Source code of charts:
# # # # #
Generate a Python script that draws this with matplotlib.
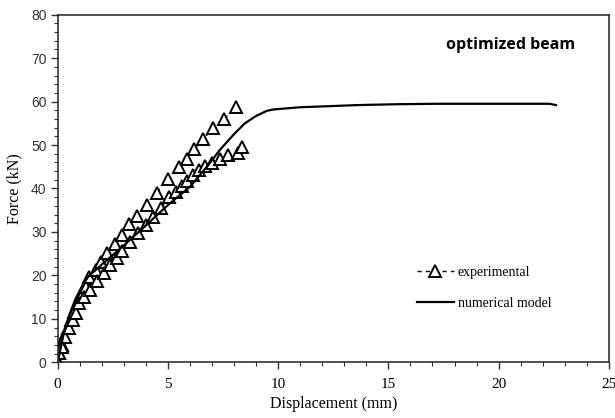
import numpy as np
import matplotlib
matplotlib.use('Agg')
import matplotlib.pyplot as plt
from matplotlib.ticker import MultipleLocator

# ---------------------- Data ----------------------
# experimental curve, upper branch
exp1_disp = [0, 0.06, 0.18, 0.30, 0.45, 0.60, 0.75, 0.91, 1.09, 1.27, 1.43, 1.72, 1.98,
             2.25, 2.58, 2.93, 3.25, 3.61, 4.04, 4.49, 5.02, 5.49, 5.86, 6.20, 6.60,
             7.04, 7.56, 8.07]
exp1_force = [0, 2.1, 4.0, 5.9, 7.8, 9.7, 11.6, 13.6, 15.5, 17.4, 19.6, 21.2, 23.1,
              25.1, 27.2, 29.4, 31.8, 33.7, 36.2, 39.0, 42.3, 45.0, 46.9, 49.2, 51.3,
              53.9, 56.0, 58.8]
# experimental curve, lower branch
exp2_disp = [0, 0.07, 0.18, 0.33, 0.53, 0.68, 0.83, 0.98, 1.19, 1.46, 1.80, 2.12, 2.37,
             2.67, 2.90, 3.28, 3.66, 4.00, 4.34, 4.67, 5.06, 5.36, 5.62, 5.88, 6.15,
             6.42, 6.68, 6.98, 7.36, 7.74, 8.16, 8.37]
exp2_force = [0, 2.1, 3.6, 5.9, 7.8, 9.7, 11.4, 13.6, 15.1, 16.6, 18.7, 20.5, 22.4,
              23.9, 25.6, 27.8, 29.7, 31.6, 33.5, 35.5, 38.1, 39.3, 40.6, 41.8, 43.1,
              44.3, 45.2, 45.8, 46.7, 47.7, 48.2, 49.5]
# numerical model
num_disp = [0, 0.25, 0.5, 0.8, 1.1, 1.4, 2.0, 3.0, 4.0, 5.0, 6.0, 6.83, 7.36, 7.96,
            8.49, 9.0, 9.5, 9.8, 11.0, 13.6, 15.4, 17.2, 22.3, 22.6]
num_force = [0, 6.0, 10.5, 14.5, 17.5, 19.8, 22.5, 26.9, 31.5, 36.2, 40.4, 45.4, 48.9,
             52.3, 55.0, 56.7, 57.9, 58.2, 58.7, 59.2, 59.4, 59.5, 59.5, 59.2]

SERIF = ['Liberation Serif', 'DejaVu Serif']
SANS = ['Liberation Sans', 'DejaVu Sans']

fig = plt.figure(figsize=(6.15, 4.18), dpi=100)
ax = fig.add_axes([0.0938, 0.1333, 0.8962, 0.8315])

mk = dict(marker='^', markersize=8, markerfacecolor='white', markeredgecolor='black',
          markeredgewidth=1.4, color='black', linestyle=(0, (3, 3)), linewidth=1.0)
ax.plot(exp1_disp, exp1_force, label='experimental', **mk)
ax.plot(exp2_disp, exp2_force, **mk)
ax.plot(num_disp, num_force, color='black', linewidth=1.6, label='numerical model')

ax.set_xlim(0, 25)
ax.set_ylim(0, 80)
ax.xaxis.set_major_locator(MultipleLocator(5))
ax.xaxis.set_minor_locator(MultipleLocator(1))
ax.yaxis.set_major_locator(MultipleLocator(10))
ax.yaxis.set_minor_locator(MultipleLocator(2))
ax.tick_params(which='major', direction='out', length=5, width=1, color='#333333')
ax.tick_params(which='minor', direction='out', length=3, width=0.8, color='#333333')
ax.tick_params(axis='x', labelsize=11, pad=6)
ax.tick_params(axis='y', labelsize=10, pad=3, labelcolor='#333333')
for lab in ax.get_xticklabels():
    lab.set_family(SERIF)
for lab in ax.get_yticklabels():
    lab.set_family(SANS)
for sp in ax.spines.values():
    sp.set_linewidth(1.1)
    sp.set_color('#222222')

ax.set_xlabel('Displacement (mm)', family=SERIF, fontsize=11.5, labelpad=4)
ax.set_ylabel('Force (kN)', family=SERIF, fontsize=11.5, labelpad=6)

ax.text(0.939, 0.913, 'optimized beam', transform=ax.transAxes, ha='right', va='center',
        family=['Open Sans', 'DejaVu Sans'], fontweight='bold', fontsize=11.5)

leg = ax.legend(loc='center left', bbox_to_anchor=(0.63, 0.215), frameon=False,
                prop={'family': SERIF, 'size': 10}, handlelength=2.6,
                labelspacing=1.3, handletextpad=0.3)

fig.savefig('out.png', dpi=100)
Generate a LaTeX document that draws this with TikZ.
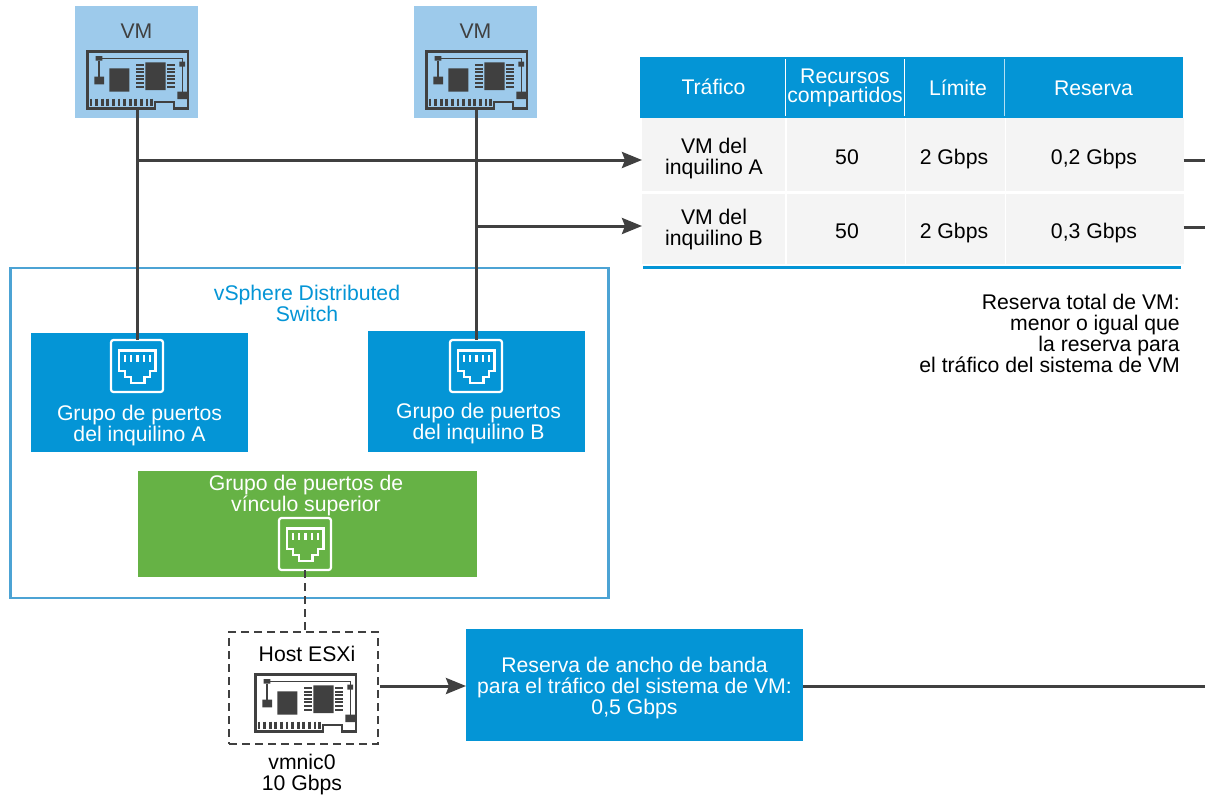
\documentclass[tikz,border=0pt]{standalone}
\usepackage{fontspec}
\setmainfont{Liberation Sans}
\definecolor{vblue}{HTML}{0495D6}
\definecolor{vlight}{HTML}{9DCAEB}
\definecolor{vgreen}{HTML}{66B245}
\definecolor{vdark}{HTML}{404040}
\definecolor{vrow}{HTML}{F4F4F4}
\definecolor{vframe}{HTML}{4CA3D4}
\usetikzlibrary{arrows.meta}
\tikzset{
  x=1pt,y=-1pt,
  txt/.style={font=\fontsize{21.2}{21}\selectfont,align=center,inner sep=0pt,text=black},
  wtxt/.style={txt,text=white},
  gtxt/.style={txt,text=vdark},
  box/.style={draw=none,inner sep=0pt,outer sep=0pt},
  conn/.style={draw=vdark,line width=3pt},
  arr/.style={conn,-{Stealth[length=20pt,width=16pt,inset=3pt]}},
  dashconn/.style={draw=vdark,line width=2.8pt,dash pattern=on 8pt off 5pt},
  nic/.pic={
    \draw[vdark,line width=2.8pt,line join=miter] (0.5,0.5) -- (101,0.5) -- (101,57.5) -- (87,57.5) -- (87,51) -- (68,51) -- (68,57.5) -- (0.5,57.5) -- cycle;
    \fill[vdark] (8.7,5) rectangle (15.3,9.7) (92.3,10.7) rectangle (98,15.7) (90.3,40.7) rectangle (100,48) (7.3,25.7) rectangle (17,33.3) (22.3,17.3) rectangle (42.3,40.7) (58.3,11.3) rectangle (78.7,39);
    \draw[vdark,line width=1.2pt] (15,7.3) -- (95.3,7.3) -- (95.3,41);
    \draw[vdark,line width=1.8pt] (12,9.7) -- (12,26);
    \foreach \yy in {14,17.6,21.2,24.8,28.4,32,35.6} {
      \draw[vdark,line width=2pt] (49,\yy) -- (57,\yy) (80.3,\yy) -- (88,\yy);
    }
    \foreach \xx in {4,9.6,15.2,20.8,26.4,32,37.6,43.2,48.8,54.4,60,64.5} {
      \draw[vdark,line width=2.7pt] (\xx,47.5) -- (\xx,55);
    }
    \coordinate (-s) at (50,58);
    \coordinate (-e) at (101,29);
  },
  port/.pic={
    \draw[white,line width=2.2pt,rounded corners=2.5pt] (-26,-26) rectangle (26,26);
    \draw[white,line width=2.2pt,line join=miter] (-18,-15.5) -- (18.5,-15.5) -- (18.5,5) -- (13,5) -- (13,10.7) -- (7.5,10.7) -- (7.5,17) -- (-6,17) -- (-6,10.7) -- (-12,10.7) -- (-12,5) -- (-18,5) -- cycle;
    \foreach \xx in {-12,-6,0.5,7,13} {
      \draw[white,line width=2.2pt] (\xx,-11) -- (\xx,-4);
    }
    \coordinate (-n) at (0,-26);
    \coordinate (-s) at (0,26);
  },
  cell/.style={txt,fill=vrow,minimum height=#1,outer sep=0pt},
}
\begin{document}
\begin{tikzpicture}
\useasboundingbox (0,0) rectangle (1205,796);
\fill[white] (0,0) rectangle (1205,796);

% VM boxes
\node[box,fill=vlight,minimum width=123,minimum height=112] (vma) at (136.5,62) {};
\node[box,fill=vlight,minimum width=123,minimum height=112] (vmb) at (475.5,62) {};
\node[gtxt] (vmat) at (136.5,31) {VM};
\node[gtxt] (vmbt) at (475.5,31) {VM};
\pic (nica) at (87,51) {nic};
\pic (nicb) at (426,51) {nic};

% Switch
\node[box,draw=vframe,line width=2.5pt,minimum width=598,minimum height=330] (sw) at (309.5,433) {};
\node[txt,text=vblue] (swt) at (307,303.5) {vSphere Distributed\\Switch};

\node[box,fill=vblue,minimum width=217,minimum height=119] (pga) at (139.5,392.5) {};
\node[box,fill=vblue,minimum width=217,minimum height=121] (pgb) at (476.5,391.5) {};
\node[box,fill=vgreen,minimum width=339,minimum height=106] (pgu) at (307.5,524) {};
\pic (pa) at (137,366) {port};
\pic (pb) at (476,366) {port};
\pic (pu) at (305,544) {port};
\node[wtxt] (pgat) at (139.5,425.5) {Grupo de puertos\\del inquilino A};
\node[wtxt] (pgbt) at (478.5,423.5) {Grupo de puertos\\del inquilino B};
\node[wtxt] (pgut) at (306,496) {Grupo de puertos de\\vínculo superior};

% Host
\node[box,draw=vdark,line width=2.8pt,dash pattern=on 8pt off 5pt,minimum width=149,minimum height=112] (host) at (303.5,688) {};
\node[txt] (hostt) at (307,654) {Host ESXi};
\pic (nich) at (255,674) {nic};
\node[txt] (vmn) at (302,774.5) {vmnic0\\10 Gbps};

% Reservation box
\node[box,fill=vblue,minimum width=337,minimum height=112] (res) at (634.5,685) {};
\node[wtxt] (rest) at (634.5,688) {Reserva de ancho de banda\\para el tráfico del sistema de VM:\\0,5 Gbps};

% Table
\node[box,fill=vblue,minimum width=543,minimum height=61] (hdr) at (911.5,87.5) {};
\draw[white,line width=0.8pt] (785.5,59) -- (785.5,116) (904.5,59) -- (904.5,116);
\draw[white!70!vblue,line width=1.2pt] (1004.5,59) -- (1004.5,116);
\node[wtxt] (h1) at (713.5,86.5) {Tráfico};
\node[wtxt,font=\fontsize{21.2}{19}\selectfont] (h2) at (845,88) {Recursos\\compartidos};
\node[wtxt] (h3) at (958,88) {Límite};
\node[wtxt] (h4) at (1093.5,88) {Reserva};

\node[cell=73,minimum width=143] (a1) at (713.5,154.5) {};
\node[cell=73,minimum width=118] (a2) at (845.5,154.5) {};
\node[cell=73,minimum width=99] (a3) at (955,154.5) {};
\node[cell=73,minimum width=178] (a4) at (1094.5,154.5) {};
\node[cell=70,minimum width=143] (b1) at (713.5,229) {};
\node[cell=70,minimum width=118] (b2) at (845.5,229) {};
\node[cell=70,minimum width=99] (b3) at (955,229) {};
\node[cell=70,minimum width=178] (b4) at (1094.5,229) {};
\node[txt] (a1t) at (714,158.5) {VM del\\inquilino A};
\node[txt] (a2t) at (847,157.5) {50};
\node[txt] (a3t) at (954,159.5) {2 Gbps};
\node[txt] (a4t) at (1094,159.5) {0,2 Gbps};
\node[txt] (b1t) at (714,230) {VM del\\inquilino B};
\node[txt] (b2t) at (847,231) {50};
\node[txt] (b3t) at (954,233) {2 Gbps};
\node[txt] (b4t) at (1094,233) {0,3 Gbps};
\coordinate (tl) at (643,267.5);
\coordinate (tr) at (1181,267.5);
\draw[vblue,line width=3pt] (tl) -- (tr);

\node[txt,align=right,anchor=north east,font=\fontsize{21.2}{21.3}\selectfont] (note) at (1180,293.5) {Reserva total de VM:\\menor o igual que\\la reserva para\\el tráfico del sistema de VM};

% Connectors
\draw[conn] (nica-s) -- (pa-n);
\draw[conn] (nicb-s) -- (pb-n);
\coordinate (ja) at (137,160);
\coordinate (jb) at (476,226);
\draw[arr] (ja) -- (a1.west |- ja);
\draw[arr] (jb) -- (b1.west |- jb);
\draw[dashconn] (pu-s) -- (host.north -| pu-s);
\coordinate (hs) at (380,686);
\draw[arr] (hs) -- (res.west |- hs);
\coordinate (ea) at (1205,160);
\coordinate (eb) at (1205,227);
\coordinate (ec) at (1205,686);
\draw[conn] (a4.east |- ea) -- (ea);
\draw[conn] (b4.east |- eb) -- (eb);
\draw[conn] (res.east |- ec) -- (ec);
\end{tikzpicture}
\end{document}
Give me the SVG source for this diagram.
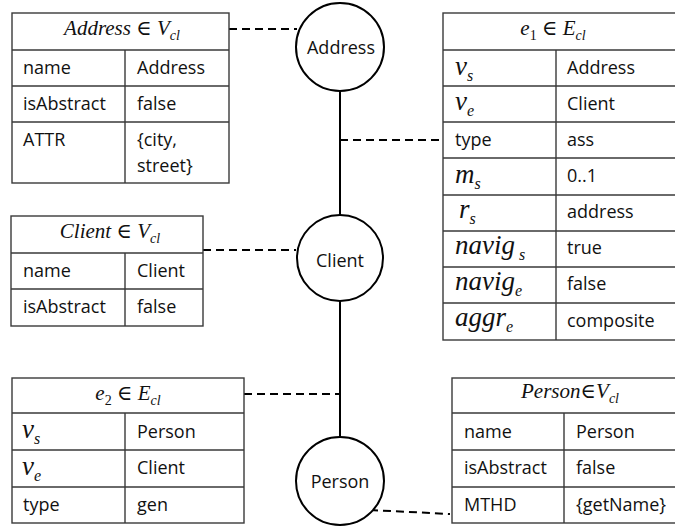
<svg xmlns="http://www.w3.org/2000/svg" width="675" height="527" viewBox="0 0 675 527">
<style>
.tb{fill:#fff;stroke:#3a3a3a;stroke-width:1.4}
.gl{stroke:#3a3a3a;stroke-width:1.4;fill:none}
.t{font-family:"Open Sans","Liberation Sans",sans-serif;font-size:18px;fill:#111}
.h{font-family:"Liberation Serif","DejaVu Serif",serif;font-size:21px;fill:#111}
.m{font-family:"Liberation Serif","DejaVu Serif",serif;font-style:italic;font-size:27px;fill:#111}
.i{font-style:italic}
.sb{font-size:14px;font-style:italic}
.ms{font-size:16px;font-style:italic}
.nd{fill:#fff;stroke:#000;stroke-width:2}
.ln{stroke:#000;stroke-width:2;fill:none}
.ds{stroke:#000;stroke-width:2;fill:none;stroke-dasharray:8 5}
</style>
<rect width="675" height="527" fill="#fff"/>
<g id="connectors">
<line class="ln" x1="340" y1="91" x2="340" y2="437"/>
<line class="ds" x1="229" y1="29" x2="297" y2="29"/>
<line class="ds" x1="340" y1="140" x2="443" y2="140"/>
<line class="ds" x1="203" y1="250" x2="296" y2="250"/>
<line class="ds" x1="244" y1="394" x2="340" y2="394"/>
<line class="ds" x1="370" y1="510" x2="450" y2="514"/>
</g>
<g id="node-address">
<circle class="nd" cx="340" cy="47" r="44"/>
<text class="t" x="341" y="54" text-anchor="middle">Address</text>
</g>
<g id="node-client">
<circle class="nd" cx="340" cy="258" r="43"/>
<text class="t" x="340" y="267" text-anchor="middle">Client</text>
</g>
<g id="node-person">
<circle class="nd" cx="340" cy="481" r="44"/>
<text class="t" x="340" y="488" text-anchor="middle">Person</text>
</g>
<g id="table-address">
<rect class="tb" x="12" y="13" width="217" height="170"/>
<path class="gl" d="M12 50H229M12 86H229M12 122H229M125 50V183"/>
<text class="h" x="122" y="35" text-anchor="middle"><tspan class="i">Address</tspan> ∈ <tspan class="i">V</tspan><tspan class="sb" dy="5">cl</tspan></text>
<text class="t" x="23" y="74">name</text><text class="t" x="137" y="74">Address</text>
<text class="t" x="23" y="110">isAbstract</text><text class="t" x="137" y="110">false</text>
<text class="t" x="23" y="146">ATTR</text><text class="t" x="137" y="146">{city,</text>
<text class="t" x="137" y="172">street}</text>
</g>
<g id="table-e1">
<rect class="tb" x="443" y="13" width="240" height="327"/>
<path class="gl" d="M443 50H683M443 86H683M443 122H683M443 158H683M443 195H683M443 231H683M443 267H683M443 303H683M556 50V340"/>
<text class="h" x="553" y="35" text-anchor="middle"><tspan class="i">e</tspan><tspan font-size="14" dy="5">1</tspan><tspan dy="-5"> ∈ </tspan><tspan class="i">E</tspan><tspan class="sb" dy="5">cl</tspan></text>
<text class="m" x="455" y="75">v<tspan class="ms" dy="6">s</tspan></text><text class="t" x="567" y="74">Address</text>
<text class="m" x="455" y="110">v<tspan class="ms" dy="6">e</tspan></text><text class="t" x="567" y="110">Client</text>
<text class="t" x="455" y="146">type</text><text class="t" x="567" y="146">ass</text>
<text class="m" x="455" y="183">m<tspan class="ms" dy="6">s</tspan></text><text class="t" x="567" y="182">0..1</text>
<text class="m" x="459" y="218">r<tspan class="ms" dy="6">s</tspan></text><text class="t" x="567" y="218">address</text>
<text class="m" x="455" y="254">navig<tspan class="ms" dy="6"> s</tspan></text><text class="t" x="567" y="254">true</text>
<text class="m" x="455" y="290">navig<tspan class="ms" dy="6">e</tspan></text><text class="t" x="567" y="290">false</text>
<text class="m" x="455" y="326">aggr<tspan class="ms" dy="6">e</tspan></text><text class="t" x="567" y="327">composite</text>
</g>
<g id="table-client">
<rect class="tb" x="11" y="216" width="192" height="110"/>
<path class="gl" d="M11 253H203M11 289H203M125 253V326"/>
<text class="h" x="110" y="238" text-anchor="middle"><tspan class="i">Client</tspan> ∈ <tspan class="i">V</tspan><tspan class="sb" dy="5">cl</tspan></text>
<text class="t" x="23" y="277">name</text><text class="t" x="137" y="277">Client</text>
<text class="t" x="23" y="313">isAbstract</text><text class="t" x="137" y="313">false</text>
</g>
<g id="table-e2">
<rect class="tb" x="12" y="378" width="232" height="145"/>
<path class="gl" d="M12 413H244M12 450H244M12 487H244M125 413V523"/>
<text class="h" x="128" y="400" text-anchor="middle"><tspan class="i">e</tspan><tspan font-size="14" dy="5">2</tspan><tspan dy="-5"> ∈ </tspan><tspan class="i">E</tspan><tspan class="sb" dy="5">cl</tspan></text>
<text class="m" x="22" y="438">v<tspan class="ms" dy="6">s</tspan></text><text class="t" x="137" y="438">Person</text>
<text class="m" x="22" y="475">v<tspan class="ms" dy="6">e</tspan></text><text class="t" x="137" y="474">Client</text>
<text class="t" x="23" y="511">type</text><text class="t" x="137" y="511">gen</text>
</g>
<g id="table-person">
<rect class="tb" x="452" y="378" width="240" height="145"/>
<path class="gl" d="M452 413H692M452 450H692M452 487H692M564 413V523"/>
<text class="h" x="570" y="398" text-anchor="middle"><tspan class="i">Person</tspan>∈<tspan class="i">V</tspan><tspan class="sb" dy="5">cl</tspan></text>
<text class="t" x="464" y="438">name</text><text class="t" x="576" y="438">Person</text>
<text class="t" x="464" y="474">isAbstract</text><text class="t" x="576" y="474">false</text>
<text class="t" x="464" y="511">MTHD</text><text class="t" x="576" y="511">{getName}</text>
</g>
</svg>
# # # # #
Required task:
Starting at the first line of the material, output exactly the lines up to and including the one with "from matplotlib.ticker import MultipleLocator". Do not include the pictures.

Output for this exercise:
Generate a Python script that draws this with matplotlib.
import numpy as np
import matplotlib
matplotlib.use('Agg')
import matplotlib.pyplot as plt
from matplotlib.ticker import MultipleLocator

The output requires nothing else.